How did a zero width space get into my python code
-
I use NP++ for editing all kinds of files including my Jython scripts for JMRI. Somehow a zero width space got into my code. It has taken me weeks to find it. I only solved the problem by adding a space where the zero width space was and then deleted the added space. The zero width pace went away.
How does that zero width space get into the code?
Dave Sand of the JMRI helped me with the problem and sent me this once I had fixed it:
*The original problem is that you created lines 173 and 174 with a zero width space, unicode E2808B, before the left paren.
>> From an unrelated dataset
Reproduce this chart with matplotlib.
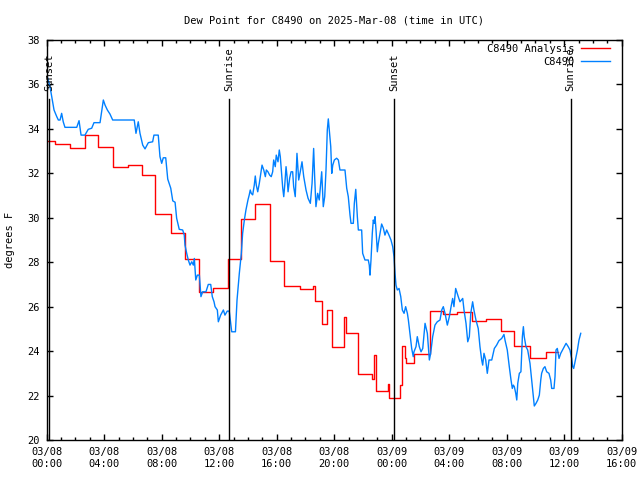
import matplotlib
matplotlib.use('Agg')
import matplotlib.pyplot as plt
from matplotlib.ticker import MultipleLocator

plt.rcParams['font.family'] = 'DejaVu Sans Mono'

# hours since 03/08 00:00 UTC
blue_hours = [0.07, 0.23, 0.35, 0.51, 0.70, 0.81, 0.93, 1.04, 1.15, 1.27, 2.09, 2.25, 2.39, 2.66,
              2.89, 3.13, 3.29, 3.71, 3.94, 4.06, 4.22, 4.40, 4.59, 6.09, 6.21, 6.37, 6.49, 6.68,
              6.84, 7.07, 7.37, 7.46, 7.76, 7.88, 8.00, 8.11, 8.28, 8.42, 8.63, 8.77, 8.93, 9.04,
              9.22, 9.46, 9.57, 9.62, 9.74, 9.85, 9.97, 10.09, 10.20, 10.27, 10.37, 10.48, 10.62,
              10.73, 10.85, 11.08, 11.24, 11.41, 11.52, 11.64, 11.71, 11.87, 11.94, 12.10, 12.29,
              12.40, 12.56, 12.70, 12.80, 12.87, 13.13, 13.24, 13.40, 13.54, 13.63, 13.75, 13.86,
              14.00, 14.09, 14.16, 14.23, 14.33, 14.44, 14.51, 14.58, 14.68, 14.79, 14.91, 14.98,
              15.10, 15.21, 15.28, 15.39, 15.51, 15.62, 15.72, 15.79, 15.90, 15.97, 16.09, 16.18,
              16.25, 16.32, 16.42, 16.49, 16.56, 16.65, 16.72, 16.79, 16.90, 17.00, 17.11, 17.18,
              17.29, 17.41, 17.53, 17.64, 17.76, 17.88, 18.04, 18.18, 18.34, 18.46, 18.57, 18.64,
              18.73, 18.85, 18.96, 19.13, 19.24, 19.34, 19.43, 19.52, 19.59, 19.66, 19.76, 19.83,
              19.90, 20.01, 20.17, 20.29, 20.40, 20.75, 20.87, 20.98, 21.10, 21.17, 21.33, 21.40,
              21.50, 21.61, 21.68, 21.91, 21.98, 22.14, 22.37, 22.44, 22.49, 22.56, 22.65, 22.72,
              22.79, 22.84, 22.91, 23.00, 23.07, 23.19, 23.30, 23.42, 23.53, 23.65, 23.81, 23.95,
              24.07, 24.16, 24.23, 24.30, 24.39, 24.51, 24.63, 24.74, 24.86, 24.97, 25.09, 25.16,
              25.27, 25.39, 25.50, 25.55, 25.69, 25.78, 25.92, 26.04, 26.16, 26.32, 26.48, 26.62,
              26.71, 26.85, 27.01, 27.17, 27.36, 27.48, 27.59, 27.71, 27.87, 28.01, 28.13, 28.24,
              28.33, 28.45, 28.52, 28.63, 28.75, 28.94, 29.03, 29.17, 29.29, 29.40, 29.50, 29.63,
              29.72, 29.86, 30.02, 30.14, 30.26, 30.33, 30.42, 30.54, 30.65, 30.77, 30.96, 31.14,
              31.30, 31.46, 31.65, 31.81, 31.88, 32.04, 32.18, 32.30, 32.39, 32.46, 32.53, 32.63,
              32.70, 32.77, 32.88, 32.99, 33.09, 33.16, 33.22, 33.34, 33.46, 33.62, 33.74, 33.81,
              33.92, 34.04, 34.16, 34.27, 34.37, 34.43, 34.55, 34.66, 34.78, 34.94, 35.06, 35.13,
              35.29, 35.36, 35.43, 35.52, 35.64, 35.76, 35.94, 36.13, 36.28, 36.40, 36.52, 36.59,
              36.66, 36.80, 36.92, 37.03, 37.15]
blue_dewpt = [36.28, 35.9, 35.45, 34.85, 34.55, 34.4, 34.4, 34.7, 34.32, 34.07, 34.07, 34.37, 33.72, 33.72,
              33.98, 34.03, 34.28, 34.28, 35.3, 35.07, 34.85, 34.67, 34.4, 34.4, 33.8, 34.32, 33.8, 33.27,
              33.1, 33.38, 33.42, 33.72, 33.72, 32.75, 32.45, 32.7, 32.7, 31.74, 31.33, 30.76, 30.7, 29.98,
              29.48, 29.45, 29.22, 28.77, 28.4, 28.1, 27.87, 28.02, 27.87, 28.17, 27.2, 27.42, 27.42,
              26.45, 26.67, 26.67, 27.0, 27.0, 26.45, 26.22, 26.0, 25.85, 25.32, 25.62, 25.85,
              25.62, 25.8, 25.8, 25.25, 24.87, 24.87, 26.3, 27.5, 28.4, 29.3, 29.9, 30.35,
              30.8, 31.03, 31.25, 31.1, 31.03, 31.47, 31.88, 31.47, 31.17, 31.55, 32.07, 32.37,
              32.15, 31.85, 32.15, 32.07, 31.92, 31.85, 32.07, 32.6, 32.3, 32.82, 32.52, 33.05,
              32.75, 32.15, 31.33, 30.95, 31.47, 32.3, 31.85, 31.17, 31.78, 32.07, 32.07, 31.4,
              30.95, 32.9, 31.7, 32.07, 32.52, 31.85, 31.25, 30.88, 30.65, 31.55, 33.12, 31.85,
              30.5, 31.1, 30.8, 32.07, 30.5, 30.95, 32.15, 33.95, 34.45, 33.95, 33.2, 32.0,
              32.37, 32.6, 32.68, 32.6, 32.15, 32.15, 31.33, 30.95, 30.12, 29.75, 29.75, 30.65,
              31.28, 30.05, 29.45, 29.45, 28.4, 28.1, 28.1, 27.87, 27.42, 28.1, 29.3, 29.9,
              29.75, 30.05, 29.45, 28.47, 28.85, 29.3, 29.72, 29.53, 29.22, 29.45, 29.22, 29.0,
              28.7, 28.25, 27.5, 26.97, 26.75, 26.82, 26.45, 25.85, 25.7, 26.0, 25.7, 25.4,
              24.8, 24.12, 23.75, 23.97, 24.2, 24.65, 24.2, 23.97, 24.12, 25.25, 24.8, 23.6,
              23.9, 24.65, 25.17, 25.32, 25.4, 25.85, 26.0, 25.7, 25.17, 25.55, 26.0, 26.37,
              26.0, 26.82, 26.67, 26.45, 26.22, 26.37, 25.85, 25.25, 24.42, 24.65, 25.7, 26.22,
              25.85, 25.4, 25.02, 24.2, 23.6, 23.37, 23.9, 23.6, 23.0, 23.6, 23.6, 24.12,
              24.27, 24.47, 24.57, 24.75, 24.5, 24.05, 23.3, 22.7, 22.32, 22.47, 22.4, 22.1,
              21.8, 22.55, 23.0, 23.07, 24.65, 25.1, 24.65, 24.2, 24.05, 23.45, 22.7, 22.25,
              21.53, 21.65, 21.8, 22.02, 22.7, 23.0, 23.22, 23.3, 23.07, 23.0, 22.7, 22.32,
              22.32, 22.85, 24.05, 24.12, 23.67, 23.9, 24.12, 24.35, 24.2, 24.05, 23.67, 23.3,
              23.22, 23.67, 24.05, 24.5, 24.8]

red_hours = [0.0, 0.55, 1.62, 2.66, 3.6, 4.6, 5.68, 6.6, 7.55, 8.63, 9.6, 10.6, 11.6, 12.6, 13.52,
             14.5, 15.55, 16.49, 17.62, 18.55, 18.65, 19.13, 19.52, 19.83, 20.7, 20.82, 21.68, 22.6,
             22.75, 22.9, 23.72, 23.82, 24.58, 24.7, 24.93, 25.0, 25.55, 26.69, 27.59, 28.54, 29.57,
             30.56, 31.58, 32.53, 33.62, 34.73, 35.57]
red_dewpt = [33.44, 33.31, 33.13, 33.71, 33.18, 32.27, 32.36, 31.92, 30.15, 29.3, 28.13, 26.65, 26.83,
             28.13, 29.93, 30.6, 28.04, 26.92, 26.8, 26.92, 26.25, 25.22, 25.85, 24.2, 25.55, 24.8,
             22.97, 22.75, 23.82, 22.22, 22.52, 21.9, 22.47, 24.24, 23.68, 23.45, 23.85, 25.79, 25.65,
             25.75, 25.35, 25.43, 24.89, 24.23, 23.68, 23.96, 23.96]

sun_hours = [0.18, 12.71, 24.17, 36.45]
sun_labels = ['Sunset', 'Sunrise', 'Sunset', 'Sunrise']

xtick_hours = [0, 4, 8, 12, 16, 20, 24, 28, 32, 36, 40]
xtick_labels = ['03/08\n00:00', '03/08\n04:00', '03/08\n08:00', '03/08\n12:00', '03/08\n16:00',
                '03/08\n20:00', '03/09\n00:00', '03/09\n04:00', '03/09\n08:00', '03/09\n12:00',
                '03/09\n16:00']

fs = 7.5
fig = plt.figure(figsize=(6.4, 4.8), dpi=100)
ax = fig.add_axes([46.7 / 640, 40 / 480, 575 / 640, 400 / 480])

ax.plot(red_hours, red_dewpt, color='#ff0000', lw=1.0, drawstyle='steps-post', label='C8490 Analysis')
ax.plot(blue_hours, blue_dewpt, color='#0080ff', lw=1.0, label='C8490')

# sunrise / sunset markers
for h, lab in zip(sun_hours, sun_labels):
    ax.plot([h, h], [20, 35.35], color='black', lw=1.0)
    ax.text(h, 35.7, lab, rotation=90, ha='center', va='bottom', fontsize=fs)

ax.set_xlim(0, 40)
ax.set_ylim(20, 38)
ax.set_xticks(xtick_hours)
ax.set_xticklabels(xtick_labels)
ax.xaxis.set_minor_locator(MultipleLocator(1))
ax.set_yticks(range(20, 39, 2))
ax.tick_params(axis='both', which='major', direction='in', length=4, width=1,
               top=True, right=True, labelsize=fs, pad=5)
ax.tick_params(axis='x', which='minor', direction='in', length=2, width=1, top=True)
for s in ax.spines.values():
    s.set_linewidth(1)

ax.set_ylabel('degrees F', fontsize=fs, labelpad=9)
ax.set_title('Dew Point for C8490 on 2025-Mar-08 (time in UTC)', fontsize=fs, pad=12)

ax.legend(loc='upper right', bbox_to_anchor=(1 - 11.7 / 575, 1 - 4.0 / 400), frameon=False,
          markerfirst=False, fontsize=fs, handlelength=2.8, handletextpad=0.6,
          labelspacing=0.25, borderaxespad=0, borderpad=0)

fig.savefig('out.png', dpi=100)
4D 61 73 74 E2 80 8B 28 70
M a s t . . . ( pA normal space, x20, is ok before the left paren, the unicode zero width space is not. Make sure that your programming editor is not getting creative.*
-
Notepad++ would not add such a character unless you jumped through some major hoops. My guess is that you copy/pasted from some website that put the U+200B (bytes 0xE2 0x80 0x8B) for web display purposes.
-
How did a zero width space get into my python code
Beats me, but Notepad++ didn’t do it.
Make sure that your programming editor is not getting creative
I think this is meant to imply again that Notepad++ did it. I assure you that it did not.
Peter’s theory about a paste-in of data from another source is a really good theory.
There’s a PythonScript HERE that you can set up if you want such characters to be very visible in the future. However, the mechanism used to make them very visible defeats the purpose of their usage (but that sounds like it would be very OK with you).